Everett schreibt mit James ...

James erzählt ausgehend von Mark Twains Klassiker Die Abenteuer des Huckleberry Finn, die Geschichte um Huck Finn und Jim neu bzw. ergänzt sie aus Perspektive des Sklaven Jim.

Everett schreibt mit James die Geschichte einer immer stetiger wachsenden Einsicht in die Ungerechtigkeit und Grausamkeit der Verhältnisse, der Evolution eines Zorns auf diese und in der Konsequenz einer inneren und äußeren Befreiung von Unfreiheit. Die Einsichten in die Sklaverei mit all ihren Grausamkeiten sind zum Teil schwer auszuhalten und es ist für mich fast unvorstellbar, dass dies möglich und gesellschaftlich akzeptiert war, sogar verteidigt wurde.

Trotzdem kommt der Roman stellenweise auch mit einer seltsamen Leichtigkeit zwischen den Zeilen daher, die zunächst gar nicht so recht zu der furchtbaren Realität James’ passen mag.
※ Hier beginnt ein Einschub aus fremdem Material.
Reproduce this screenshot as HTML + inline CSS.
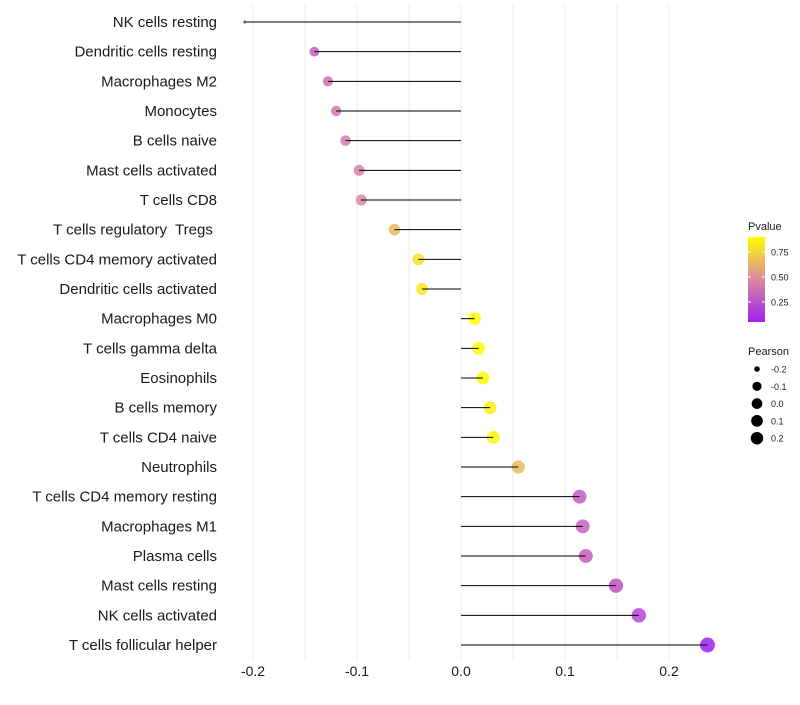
<!DOCTYPE html>
<html><head><meta charset="utf-8">
<style>
body{margin:0;background:#fff;}
svg text{font-family:"Liberation Sans",sans-serif;white-space:pre;}
</style></head>
<body>
<svg id="chart" width="800" height="700" xmlns="http://www.w3.org/2000/svg">
<g id="grid"></g><g id="marks"></g><g id="labels"></g><g id="legend"></g>
</svg>
<script>
const categories = ["NK cells resting","Dendritic cells resting","Macrophages M2","Monocytes","B cells naive","Mast cells activated","T cells CD8","T cells regulatory  Tregs ","T cells CD4 memory activated","Dendritic cells activated","Macrophages M0","T cells gamma delta","Eosinophils","B cells memory","T cells CD4 naive","Neutrophils","T cells CD4 memory resting","Macrophages M1","Plasma cells","Mast cells resting","NK cells activated","T cells follicular helper"];
const pearson = [-0.208,-0.141,-0.128,-0.120,-0.111,-0.098,-0.096,-0.064,-0.041,-0.0375,0.013,0.017,0.021,0.028,0.031,0.055,0.114,0.117,0.120,0.149,0.171,0.237];
const pvalues = [0.05,0.30,0.37,0.40,0.42,0.45,0.46,0.65,0.80,0.82,0.95,0.90,0.88,0.85,0.87,0.65,0.30,0.32,0.30,0.25,0.20,0.05];
const xTicks = [-0.2,-0.1,0.0,0.1,0.2];
const xMinor = [-0.15,-0.05,0.05,0.15];
const pTicks = [0.25,0.5,0.75];
const sizeLegend = [-0.2,-0.1,0.0,0.1,0.2];

const NS="http://www.w3.org/2000/svg";
const xScale = v => 461 + v*1040;
const yScale = i => 22 + i*(623/21);
const pMin=0.05, pMax=0.9;
function colorScale(p){
  let t=Math.max(0,Math.min(1,(p-pMin)/(pMax-pMin)));
  const stops=[[160,32,240],[217,137,160],[255,255,0]];
  let a,b,u;
  if(t<0.5){a=stops[0];b=stops[1];u=t/0.5;}else{a=stops[1];b=stops[2];u=(t-0.5)/0.5;}
  return `rgb(${a.map((c,k)=>Math.round(c+(b[k]-c)*u)).join(",")})`;
}
const sMin=-0.208,sMax=0.237,rMin=1.5,rMax=7.5;
const rScale = v => rMin + (rMax-rMin)*Math.pow(Math.max(0,(v-sMin)/(sMax-sMin)),0.3);
function mk(tag,attrs,parent,text){const e=document.createElementNS(NS,tag);for(const k in attrs)e.setAttribute(k,attrs[k]);if(text!==undefined)e.textContent=text;parent.appendChild(e);return e;}

const grid=document.getElementById('grid'),marks=document.getElementById('marks'),labels=document.getElementById('labels'),legend=document.getElementById('legend');
xMinor.concat(xTicks).forEach(v=>{
  const l=mk('line',{x1:xScale(v),x2:xScale(v),y1:5,y2:660,stroke:'#ebebeb','stroke-width':1},grid);
  
  
});
categories.forEach((c,i)=>{
  const y=yScale(i);
  const pt=mk('circle',{cx:xScale(pearson[i]),cy:y,r:rScale(pearson[i]),fill:colorScale(pvalues[i]),'fill-opacity':0.85},marks);
  
  
  const seg=mk('line',{x1:xScale(0),x2:xScale(pearson[i]),y1:y,y2:y,stroke:'#000','stroke-width':1},marks);
  
  
  const t=mk('text',{x:217,y:y+5,'text-anchor':'end','font-size':15,fill:'#1a1a1a'},labels,c);
  
  
});
xTicks.forEach(v=>{
  const t=mk('text',{x:xScale(v),y:676,'text-anchor':'middle','font-size':14,fill:'#1a1a1a'},labels,v.toFixed(1));
  
  
});
const lt=mk('text',{x:748,y:230,'font-size':11,fill:'#1a1a1a'},legend,'Pvalue');


const defs=mk('defs',{},legend);
const grad=mk('linearGradient',{id:'pg',x1:0,y1:1,x2:0,y2:0},defs);
for(let k=0;k<=10;k++){mk('stop',{offset:k/10,'stop-color':colorScale(pMin+(pMax-pMin)*k/10)},grad);}
const barTop=237,barBot=322;
const pY=p=>barBot-(p-pMin)/(pMax-pMin)*(barBot-barTop);
const bar=mk('rect',{x:748,y:barTop,width:17,height:barBot-barTop,fill:'url(#pg)'},legend);


pTicks.forEach(p=>{
  mk('line',{x1:748,x2:751,y1:pY(p),y2:pY(p),stroke:'#fff'},legend);
  mk('line',{x1:762,x2:765,y1:pY(p),y2:pY(p),stroke:'#fff'},legend);
  const t=mk('text',{x:771,y:pY(p)+3.5,'font-size':9,fill:'#1a1a1a'},legend,p.toFixed(2));
  
  
});
const st=mk('text',{x:748,y:355,'font-size':11,fill:'#1a1a1a'},legend,'Pearson');


sizeLegend.forEach((v,k)=>{
  const y=369+k*17.3;
  const c=mk('circle',{cx:757,cy:y,r:rScale(v)*0.85,fill:'#000'},legend);
  
  
  const t=mk('text',{x:771,y:y+3.5,'font-size':9,fill:'#1a1a1a'},legend,v.toFixed(1));
  
  
});
</script>
</body></html>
Diese ergibt sich jedoch insbesondere in den Gesprächen zwischen James und dem jungen Huckleberry Finn, der mit kindlichem Übermut und Neugier beginnt die gesellschaftlichen Strukturen in Frage zu stellen.

Eindrucksvoll waren für mich die Passagen in denen Everett über das Lesen, Wissen und Schreiben reflektiert und diese als Macht und Weltzugang, der Freiheit ermöglicht und Trost spendet, herausarbeitet. Besonders gefallen haben mir auch die kurzen ideengeschichtlichen Reflexionen James‘ über Freiheit und Gleichheit in der Auseinandersetzung mit Voltaire, Montesquieu und Locke.

Etwas gewöhnungsbedürftig beim Lesen ist der Slang mit dem Jim und auch alle Sklaven sprechen. Eine, wie sich schnell herausstellt bewusste, vermeintlich primitiv wirkende Sprache und Ausdrucksweise mit der die Sklaven vor den Weißen eine Rolle spielen, die ihnen von diesen zugeschrieben wird und daher auch im Sprachgebrauch nicht hinterfragt wird.

Mit James ist Percival Everett ein sowohl literarisch als auch gesellschaftspolitisch bedeutendes Werk gelungen, das als Ergänzung zu Mark Twains Huckleberry Finn unabdingbar ist und keinen Tag zu früh kommt.